Method 2: Deep BSDE Shooting for MKV FBSDEs (Algorithm 2). For MFG equilibria characterized by coupled FBSDEs, parameterize the initial value Y_0 = y_{0,theta} and the volatility of Z = z_omega as neural networks. Simulate forward, compute terminal mismatch loss J_{FBSDE} = E|Y_T - G(X_T, L(X_T))|^2. SGD on (theta, omega). Applied to systemic risk MFG (Section 3.2) — the same inter-bank model used in the DFP papers. Handles common noise by conditioning on the filtration of W^0.

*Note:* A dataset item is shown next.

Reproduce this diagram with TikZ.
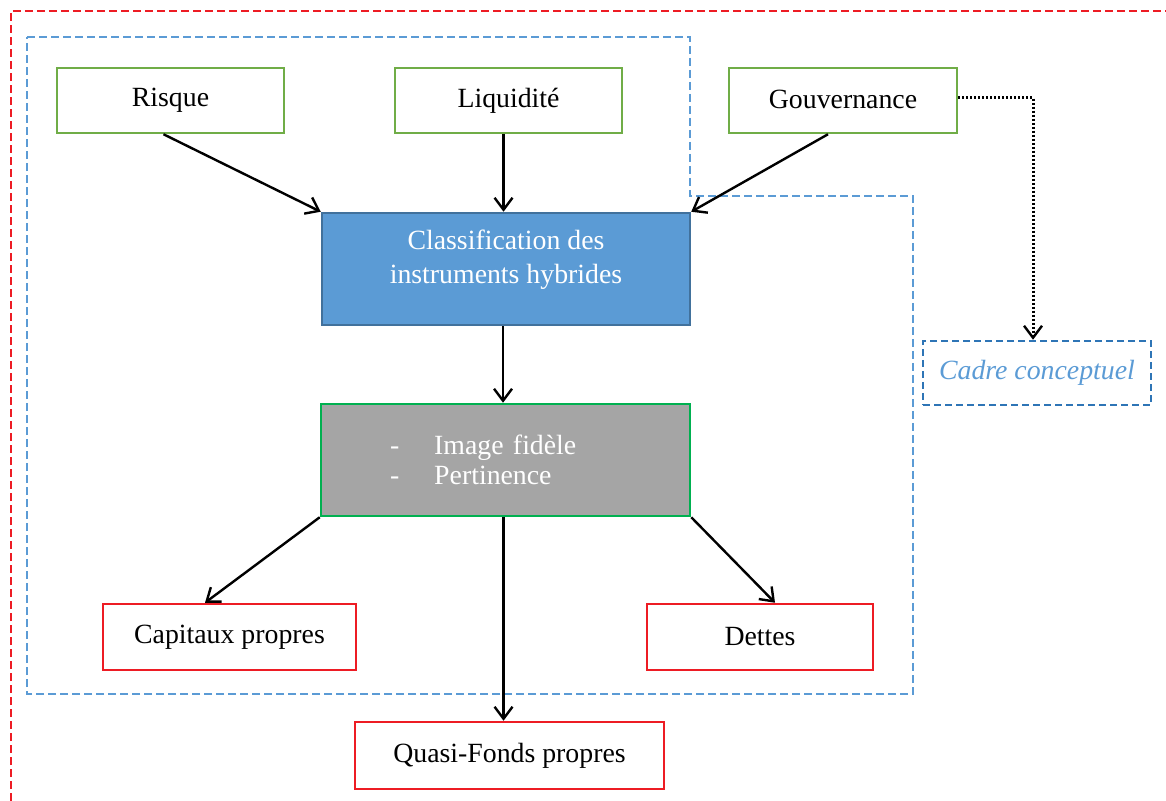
\documentclass[tikz,border=0pt]{standalone}
\usepackage{fontspec}
\setmainfont{Liberation Serif}
\usetikzlibrary{arrows.meta,positioning}
\definecolor{redf}{RGB}{237,28,36}
\definecolor{bluef}{RGB}{91,155,213}
\definecolor{darkb}{RGB}{46,117,182}
\definecolor{classb}{RGB}{65,113,156}
\definecolor{greenb}{RGB}{112,173,71}
\definecolor{greenk}{RGB}{0,176,80}
\definecolor{greyf}{RGB}{165,165,165}
\tikzset{
  base/.style={draw, line width=1.25pt, font=\fontsize{13.9}{17}\selectfont, align=center, inner sep=0pt},
  topbox/.style={base, draw=greenb, minimum width=113.5pt, minimum height=32.5pt},
  outbox/.style={base, draw=redf, minimum height=33pt},
  arr/.style={line width=1.2pt, -{Straight Barb[length=6pt,width=9pt,line width=1.2pt]}},
  frame/.style={line width=1.3pt, dash pattern=on 4pt off 2pt}
}
\begin{document}
\begin{tikzpicture}[x=0.5pt,y=-0.5pt]
\useasboundingbox (0,0) rectangle (1166,801);
% frames
\draw[frame, draw=redf] (11,801) -- (11,11) -- (1166,11);
\draw[frame, draw=bluef] (27,37) -- (690,37) -- (690,196) -- (913,196) -- (913,694) -- (27,694) -- cycle;
% nodes
\node[topbox] (R) at (170.5,100.5) {\raisebox{1pt}{Risque}};
\node[topbox] (L) at (508.5,100.5) {\raisebox{1pt}{Liquidité}};
\node[topbox, minimum width=114pt] (G) at (843,100.5) {\raisebox{1pt}{Gouvernance}};
\node[base, draw=classb, fill=bluef, text=white, minimum width=184pt, minimum height=56pt] (C) at (506,269)
  {\raisebox{1pt}[0pt][0pt]{\begin{tabular}{@{}c@{}}Classification des\\[0.3pt]instruments hybrides\end{tabular}}};
\node[base, draw=greenk, fill=greyf, text=white, minimum width=184.5pt, minimum height=56pt,
      text width=115.5pt, inner xsep=34.5pt, align=left] (I) at (505.5,460)
  {\raisebox{-5pt}[0pt][0pt]{\begin{tabular}{@{}l@{\hspace{17.5pt}}l@{}}-&Image fidèle\\[-2pt]-&Pertinence\end{tabular}}};
\node[outbox, minimum width=126.5pt] (K) at (229.5,637) {\raisebox{1pt}{Capitaux propres}};
\node[outbox, minimum width=113pt] (D) at (760,637) {\raisebox{1pt}{Dettes}};
\node[outbox, minimum width=154.5pt, minimum height=33.5pt] (Q) at (509.5,755.5) {\raisebox{1pt}{Quasi-Fonds propres}};
\node[base, draw=darkb, dash pattern=on 3.5pt off 2pt, text=bluef, minimum width=114pt, minimum height=32pt,
      font=\fontsize{13.9}{17}\selectfont\itshape] (CC) at (1037,373) {Cadre conceptuel};
% arrows
\draw[arr] ([xshift=-3.5pt]R.south) -- (C.north west);
\draw[arr] ([xshift=-2.5pt]L.south) -- ([xshift=-2.5pt]L.south |- C.north);
\draw[arr] ([xshift=-7.5pt]G.south) -- (C.north east);
\draw[arr] ([xshift=-1.5pt]C.south) -- ([xshift=-1.5pt]C.south |- I.north);
\draw[arr] (I.south west) -- ([xshift=-12.25pt]K.north);
\draw[arr] ([xshift=-1pt]I.south) -- ([xshift=-1pt]I.south |- Q.north);
\draw[arr] (I.south east) -- ([xshift=7.5pt]D.north);
\draw[line width=1.5pt, dash pattern=on 1pt off 1pt, -{Straight Barb[length=6pt,width=9pt,line width=1.2pt]}]
  ([yshift=1.5pt]G.east) -| ([xshift=-2pt]CC.north);
\end{tikzpicture}
\end{document}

Method 3: Deep Galerkin Method for Mean Field PDEs (Algorithm 3). For MFG PDE systems (coupled KFP + HJB), parameterize density m = m_{theta_1} and value u = u_{theta_2} as two neural networks. Loss = L^{KFP}(m,u) + L^{HJB}(m,u) where each term is the L^2 PDE residual plus boundary condition penalties (eqs. 17-18). Collocation points sampled uniformly. Applied to crowded trade model with transaction costs (Section 4.2) where kappa > 0 is the quadratic transaction cost parameter.
Key Contributions
- Unified survey of three complementary deep learning approaches for MFG/MFC
- All three illustrated on financial applications with transaction costs or price impact
- Method 1 requires no knowledge of optimality conditions — just simulate and optimize
- Method 2 extends the deep BSDE method to McKean-Vlasov FBSDEs
- Method 3 (deep Galerkin method) is the most general but hardest to tune
Methodology
The methods target different formulations of the same problem: Method 1 works at the control level (no PDE), Method 2 at the FBSDE level (probabilistic), Method 3 at the PDE level (analytical). For implementation, Method 1 is simplest (just differentiate the cost), Method 2 leverages the BSDE structure for efficiency, Method 3 is most flexible but requires careful tuning of loss weights C^{KFP}, C_0^{KFP}, C^{HJB}, C_T^{HJB}.
Key Findings
- Method 1 (direct SGD) matches semi-explicit ODE solutions for price impact model
- Method 2 (BSDE shooting) approximation is better for X^i than Y^i (errors accumulate in forward Y equation)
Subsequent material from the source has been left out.